Textdokument 3 zu:
Hanefi Yeter; Analphabeten in zwei Sprachen, 1978
Betr.: Joh.Grützke: "Komm, setz' dich zu uns", 1970

"Ein sicherlich grundsätzliches Problem unserer Gesellschaft ist darin zu sehen, daß viele Menschen Andersdenkende und ganz besonders Fremde von den eigenen Lebensbereichen fernhalten wollen.
Eigene Unsicherheiten und Schwächen, Ängste vor Konkurrenz und Besitzstandsdenken führen zu diesem Verhalten, das leicht in Abwehr; ja sogar Haß und Gewalt umschlagen kann, ,,Komm, setz' dich zu uns" von Johannes Grützke (1937-2017) verbildlicht diese Einstellung, stellt sie als Widerspruch dem Betrachter vor.
Drei Männer beherrschen die Szene und schauen schräg von oben aus dem Bild. Sehr schnell erkennt man, daß - außer den Krawatten - sie nicht nur völlig gleich gekleidet sind, sondern dreimal dieselbe Person in verschiedenen Haltungen darstellen. Es handelt sich dabei um den Künstler selbst.
... Die drei konventionell gekleideten Männer sitzen nur scheinbar locker und lässig dem Betrachter gegenüber; denn man spürt ihre Verkrampftheit, die sich mit einer 'satten' und überheblichen Haltung verbindet. Der Blick von oben aus dem Bild - ein beliebtes Stilmittel von Grützke - versetzt den Betrachter eindeutig in die schwächere Position. Verstärkt wird diese Sichtweise noch durch den Handgestus des links sitzenden Mannes, der den 'Neuankömmling' geradezu 'gnädig' ins Bild holt. Die zoomartig wie bei einer Fotografie vergrößerte Hand ragt beinahe aus dem Bild heraus scheint - den Betrachter geradezu ergreifen zu wollen.

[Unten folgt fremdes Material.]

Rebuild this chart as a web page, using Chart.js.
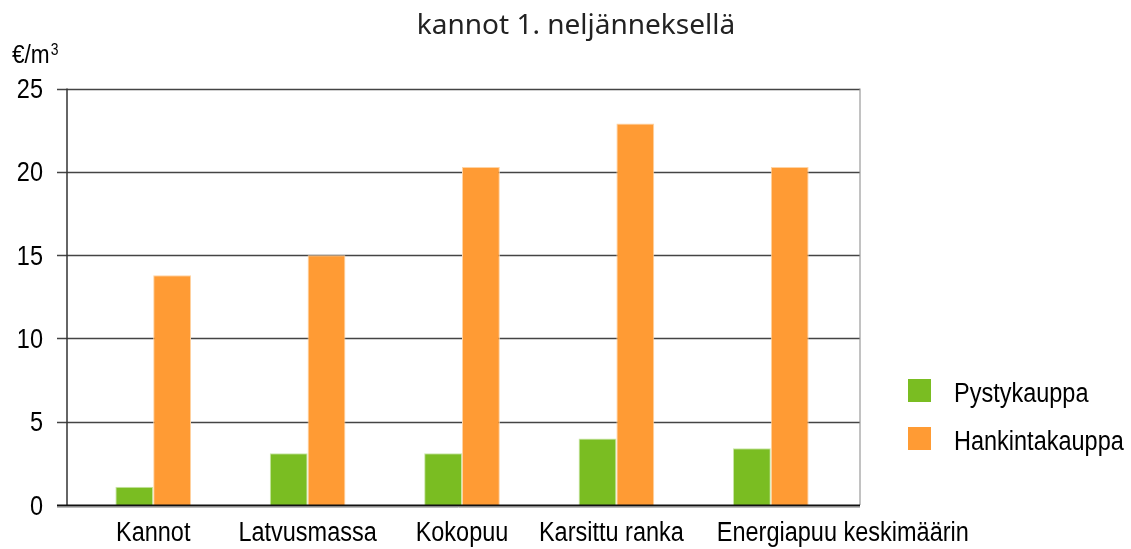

Zusammen mit der direkten Ansprache im Bildtitel 'Komm, setz' dich zu uns', wird die Provokation der Szene deutlich: Denn wer möchte sich tatsächlich zu dieser grinsenden und feixenden Gruppe setzen, die 'von oben herab' dem Neuankömmling mit hohlen Gesten einen Platz anbietet, der zudem im Bild nicht vorhanden ist, Denn die drei Männer füllen in dieser abgeschlossenen Komposition den Raum völlig aus, In dieser Dreieckskomposition, die in dem auf dem Kofferraum eines Autos sitzenden Mann nicht zufällig ihre höchste Position hat, sind alle Plätze verteilt, Die Aufforderung erscheint somit nicht nur scheinheilig und unecht, sondern höhnisch und mitleidslos,
Infolgedessen kann diese Szene nicht lediglich als satirisches Bild männlichen Gruppenverhaltens abgetan werden, sondern muß als Hinweis auf das Verhalten und Denken mancher Gruppen unserer Gesellschaft gegenüber den 'Nicht-Dazugehörenden' und Fremden angesehen werden. Wen der Künstler konkret damit meint, überläßt er dem Betrachter und dessen aktuellen Erfahrungen,"
 
(Hinkel, Hermann: Aufforderungen - Gesellschaftliche Widersprüche im Spiegel der Gegenwartskunst. In: Gesellschaft im Widerspruch. Essen/Dortmund 1994, S.160f.)